Start of Available data

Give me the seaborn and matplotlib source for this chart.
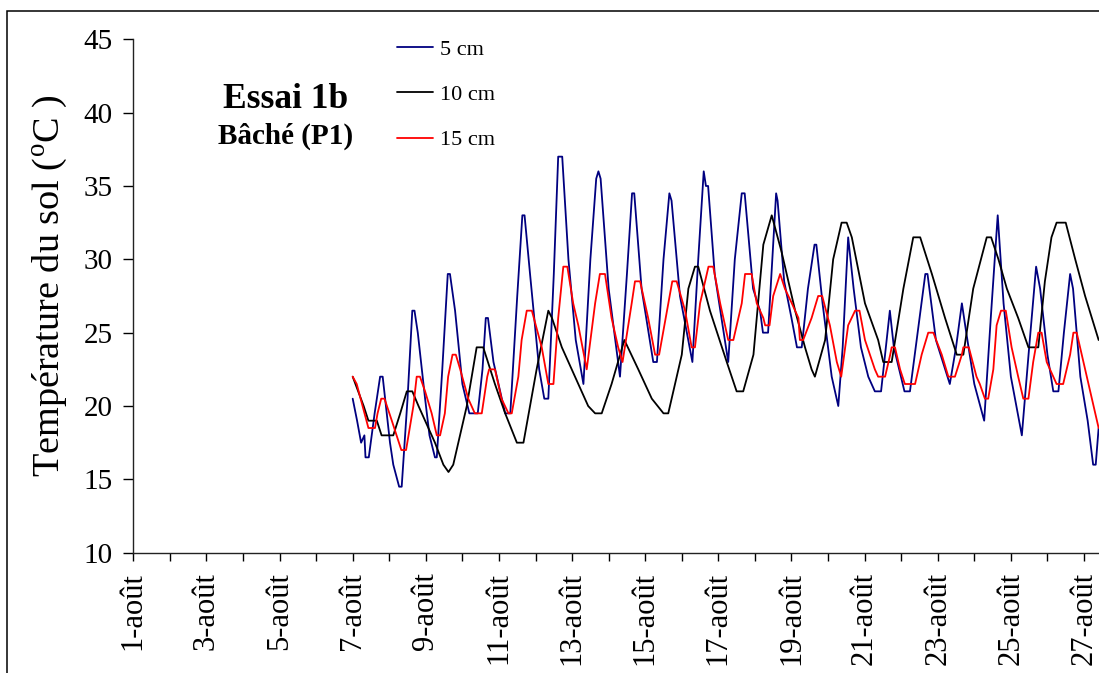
import matplotlib
matplotlib.use("Agg")
import matplotlib.pyplot as plt
from matplotlib.patches import Rectangle
import pandas as pd
import seaborn as sns

# Temps en jours depuis le 1er août 00h00, températures en °C
jours_5cm = [6.00, 6.12, 6.23, 6.32, 6.35, 6.44, 6.60, 6.75, 6.82, 7.02, 7.11, 7.27, 7.34,
             7.50, 7.63, 7.69, 7.78, 7.98, 8.10, 8.25, 8.30, 8.45, 8.60, 8.66, 8.80, 9.00,
             9.19, 9.42, 9.55, 9.64, 9.70, 9.85, 10.17, 10.31, 10.50, 10.64, 10.70, 10.85,
             11.10, 11.24, 11.35, 11.50, 11.62, 11.73, 11.90, 12.10, 12.31, 12.50, 12.66,
             12.72, 12.78, 13.00, 13.31, 13.50, 13.64, 13.70, 13.90, 14.22, 14.32, 14.50,
             14.66, 14.72, 14.95, 15.29, 15.45, 15.60, 15.66, 15.72, 15.90, 16.27, 16.45,
             16.64, 16.72, 16.95, 17.14, 17.22, 17.36, 17.50, 17.58, 17.62, 17.80, 18.00,
             18.15, 18.28, 18.45, 18.63, 18.68, 18.85, 19.10, 19.28, 19.40, 19.55, 19.70,
             19.90, 20.10, 20.28, 20.45, 20.58, 20.69, 20.80, 21.09, 21.24, 21.45, 21.66,
             21.72, 21.95, 22.33, 22.50, 22.66, 22.78, 23.00, 23.27, 23.45, 23.64, 23.80,
             24.00, 24.30, 24.50, 24.69, 24.80, 25.00, 25.16, 25.30, 25.45, 25.62, 25.70,
             25.90, 26.10, 26.25, 26.32, 26.40]
temp_5cm = [20.5, 19.0, 17.5, 18.0, 16.5, 16.5, 19.5, 22.0, 22.0, 17.5, 16.0, 14.5, 14.5,
            20.5, 26.5, 26.5, 25.0, 20.5, 18.0, 16.5, 16.5, 22.5, 29.0, 29.0, 26.5, 21.5,
            19.5, 19.5, 22.5, 26.0, 26.0, 23.0, 19.5, 19.5, 27.5, 33.0, 33.0, 29.0,
            22.5, 20.5, 20.5, 29.0, 37.0, 37.0, 30.0, 24.5, 21.5, 30.0, 35.5,
            36.0, 35.5, 28.0, 22.0, 29.0, 34.5, 34.5, 28.0, 23.0, 23.0, 30.0,
            34.5, 34.0, 27.5, 23.0, 30.0, 36.0, 35.0, 35.0, 29.0, 23.0, 30.0,
            34.5, 34.5, 28.0, 26.5, 25.0, 25.0, 31.0, 34.5, 34.0, 28.5, 26.0,
            24.0, 24.0, 28.0, 31.0, 31.0, 27.0, 22.0, 20.0, 24.0, 31.5, 28.0,
            24.0, 22.0, 21.0, 21.0, 24.0, 26.5, 24.0, 21.0, 21.0, 25.0, 29.0,
            29.0, 24.5, 21.5, 24.0, 27.0, 25.0, 21.5, 19.0, 26.0, 33.0, 27.0,
            22.0, 18.0, 24.0, 29.5, 28.0, 23.5, 21.0, 21.0, 25.0, 29.0, 28.0,
            22.0, 19.0, 16.0, 16.0, 18.5]

jours_10cm = [6.00, 6.15, 6.30, 6.43, 6.66, 6.79, 7.11, 7.30, 7.48, 7.63, 7.80, 7.98, 8.25,
              8.48, 8.62, 8.75, 9.12, 9.39, 9.57, 9.89, 10.17, 10.49, 10.67, 11.03, 11.35,
              11.45, 11.72, 12.08, 12.44, 12.63, 12.81, 13.08, 13.43, 13.81, 14.18, 14.50,
              14.63, 15.00, 15.18, 15.36, 15.45, 15.77, 16.23, 16.50, 16.68, 16.96, 17.23,
              17.46, 17.73, 18.10, 18.37, 18.55, 18.64, 18.92, 19.14, 19.37, 19.51, 19.65,
              20.01, 20.37, 20.51, 20.74, 21.06, 21.33, 21.52, 21.84, 22.20, 22.52, 22.70,
              22.97, 23.34, 23.46, 23.66, 23.89, 24.20, 24.48, 24.75, 24.93, 25.11, 25.25,
              25.50, 25.76, 26.03, 26.40]
temp_10cm = [22.0, 21.0, 20.0, 19.0, 19.0, 18.0, 18.0, 19.5, 21.0, 21.0, 20.0, 19.0, 17.5,
             16.0, 15.5, 16.0, 20.0, 24.0, 24.0, 21.5, 19.5, 17.5, 17.5, 22.5, 26.5,
             26.0, 24.0, 22.0, 20.0, 19.5, 19.5, 21.5, 24.5, 22.5, 20.5, 19.5,
             19.5, 23.5, 28.0, 29.5, 29.5, 26.5, 23.0, 21.0, 21.0, 23.5, 31.0,
             33.0, 30.5, 26.5, 24.0, 22.5, 22.0, 24.5, 30.0, 32.5, 32.5, 31.5,
             27.0, 24.5, 23.0, 23.0, 28.0, 31.5, 31.5, 29.0, 26.0, 23.5, 23.5,
             28.0, 31.5, 31.5, 30.0, 28.0, 26.0, 24.0, 24.0, 28.5, 31.5, 32.5,
             32.5, 30.0, 27.5, 24.5]

jours_15cm = [6.00, 6.11, 6.43, 6.61, 6.68, 6.78, 6.87, 7.07, 7.33, 7.46, 7.66, 7.75, 7.84,
              7.98, 8.16, 8.30, 8.39, 8.52, 8.61, 8.73, 8.82, 8.94, 9.16, 9.34, 9.53, 9.68,
              9.73, 9.89, 10.07, 10.26, 10.35, 10.53, 10.62, 10.76, 10.90, 11.17, 11.35,
              11.49, 11.62, 11.76, 11.87, 12.03, 12.17, 12.40, 12.63, 12.76, 12.90, 13.08,
              13.26, 13.38, 13.63, 13.72, 13.86, 14.08, 14.27, 14.38, 14.63, 14.74, 14.86,
              15.09, 15.27, 15.36, 15.50, 15.73, 15.86, 16.05, 16.27, 16.41, 16.64, 16.73,
              16.91, 17.05, 17.23, 17.28, 17.40, 17.50, 17.69, 17.82, 18.01, 18.19, 18.23,
              18.32, 18.55, 18.73, 18.84, 19.05, 19.24, 19.36, 19.55, 19.74, 19.86, 20.01,
              20.28, 20.37, 20.56, 20.70, 20.74, 20.83, 20.97, 21.10, 21.38, 21.56, 21.74,
              21.88, 22.11, 22.29, 22.47, 22.66, 22.70, 22.85, 23.06, 23.15, 23.29, 23.38,
              23.52, 23.61, 23.73, 23.86, 24.02, 24.20, 24.34, 24.48, 24.61, 24.75, 24.84,
              24.98, 25.16, 25.25, 25.43, 25.62, 25.71, 25.80, 26.40]
temp_15cm = [22.0, 21.5, 18.5, 18.5, 19.5, 20.5, 20.5, 19.0, 17.0, 17.0, 20.0, 22.0, 22.0,
             21.0, 19.5, 18.0, 18.0, 19.5, 22.0, 23.5, 23.5, 22.5, 20.5, 19.5, 19.5, 22.0,
             22.5, 22.5, 20.5, 19.5, 19.5, 22.0, 24.5, 26.5, 26.5, 24.0, 21.5,
             21.5, 26.0, 29.5, 29.5, 27.0, 25.5, 22.5, 27.0, 29.0, 29.0, 26.0,
             24.0, 23.0, 27.0, 28.5, 28.5, 26.0, 23.5, 23.5, 27.0, 28.5, 28.5,
             26.5, 24.0, 24.0, 27.0, 29.5, 29.5, 27.0, 24.5, 24.5, 27.0, 29.0,
             29.0, 27.0, 26.0, 25.5, 25.5, 27.5, 29.0, 28.0, 27.0, 26.0, 24.5,
             24.5, 26.0, 27.5, 27.5, 25.5, 23.0, 22.0, 25.5, 26.5, 26.5, 24.5,
             22.5, 22.0, 22.0, 23.5, 24.0, 24.0, 22.5, 21.5, 21.5, 23.5, 25.0,
             25.0, 23.5, 22.0, 22.0, 23.5, 24.0, 24.0, 22.0, 21.5, 20.5, 20.5,
             22.5, 25.5, 26.5, 26.5, 24.0, 22.0, 20.5, 20.5, 23.0, 25.0, 25.0,
             23.0, 22.0, 21.5, 21.5, 23.5, 25.0, 25.0, 18.5]

profondeurs = ["5 cm", "10 cm", "15 cm"]
couleurs = ["#000080", "#000000", "#FF0000"]
jours_graduation = list(range(0, 27))
etiquettes_dates = [f"{j + 1}-août" if j % 2 == 0 else "" for j in jours_graduation]
graduations_temp = [10, 15, 20, 25, 30, 35, 40, 45]

df = pd.concat([
    pd.DataFrame({"jour": jours_5cm, "temperature": temp_5cm, "profondeur": profondeurs[0]}),
    pd.DataFrame({"jour": jours_10cm, "temperature": temp_10cm, "profondeur": profondeurs[1]}),
    pd.DataFrame({"jour": jours_15cm, "temperature": temp_15cm, "profondeur": profondeurs[2]}),
], ignore_index=True)

sns.set_style("ticks")
plt.rcParams["font.family"] = ["Liberation Serif", "DejaVu Serif"]
plt.rcParams["mathtext.fontset"] = "custom"
plt.rcParams["mathtext.rm"] = "Liberation Serif"
for cle in ("text.color", "axes.labelcolor", "xtick.color", "ytick.color"):
    plt.rcParams[cle] = "black"

W, H = 1099, 673
fig = plt.figure(figsize=(W / 100, H / 100), dpi=100)
fig.patch.set_facecolor("white")
x0, x1, y_top, y_bot = 133.3, 1099.0, 39.3, 552.7
ax = fig.add_axes([x0 / W, (H - y_bot) / H, (x1 - x0) / W, (y_bot - y_top) / H])

sns.lineplot(data=df, x="jour", y="temperature", hue="profondeur",
             hue_order=profondeurs, palette=couleurs, estimator=None, sort=False,
             linewidth=1.3, ax=ax)

ax.set_xlim(0, 26.41)
ax.set_ylim(10, 45)
ax.set_yticks(graduations_temp)
ax.set_yticklabels([str(v) for v in graduations_temp], fontsize=21)
ax.set_xticks(jours_graduation)
ax.set_xticklabels(etiquettes_dates, rotation=90, fontsize=22)
ax.tick_params(axis="y", direction="out", length=7, width=1, pad=8)
ax.tick_params(axis="x", direction="out", length=5.8, width=1, pad=8)
sns.despine(ax=ax)
for s in ("left", "bottom"):
    ax.spines[s].set_color("#222222")
    ax.spines[s].set_linewidth(1.0)

ax.set_xlabel("")
ax.set_ylabel("Température du sol ($^{\\mathrm{o}}$C )", fontsize=27.5)
ax.yaxis.set_label_coords(-0.066, 0.52)

x_titre = (286 - x0) / (x1 - x0)
ax.text(x_titre, 0.866, "Essai 1b", transform=ax.transAxes, ha="center", va="baseline",
        fontsize=25.5, fontweight="bold")
ax.text(x_titre, 0.796, "Bâché (P1)", transform=ax.transAxes, ha="center", va="baseline",
        fontsize=21, fontweight="bold")

handles, labels = ax.get_legend_handles_labels()
ax.legend(handles, labels, loc="upper left", bbox_to_anchor=(397 / W, 1 - 39 / H),
          bbox_transform=fig.transFigure, frameon=False, fontsize=16,
          handlelength=1.62, handletextpad=0.3, labelspacing=1.12,
          borderpad=0, borderaxespad=0)

fig.add_artist(Rectangle((7 / W, -0.5), 2.0, 0.5 + 1 - 11 / H, transform=fig.transFigure,
                         fill=False, edgecolor="black", linewidth=1.1))

fig.savefig("out.png", dpi=100)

End of Available data

**Exercise objective**
Restate the material word for word from its first line through the line containing "import seaborn as sns", both included; the pictures do not belong in it.

**Output for this exercise**
Give me the seaborn and matplotlib source for this chart.
import matplotlib
matplotlib.use("Agg")
import matplotlib.pyplot as plt
from matplotlib.patches import Rectangle
import pandas as pd
import seaborn as sns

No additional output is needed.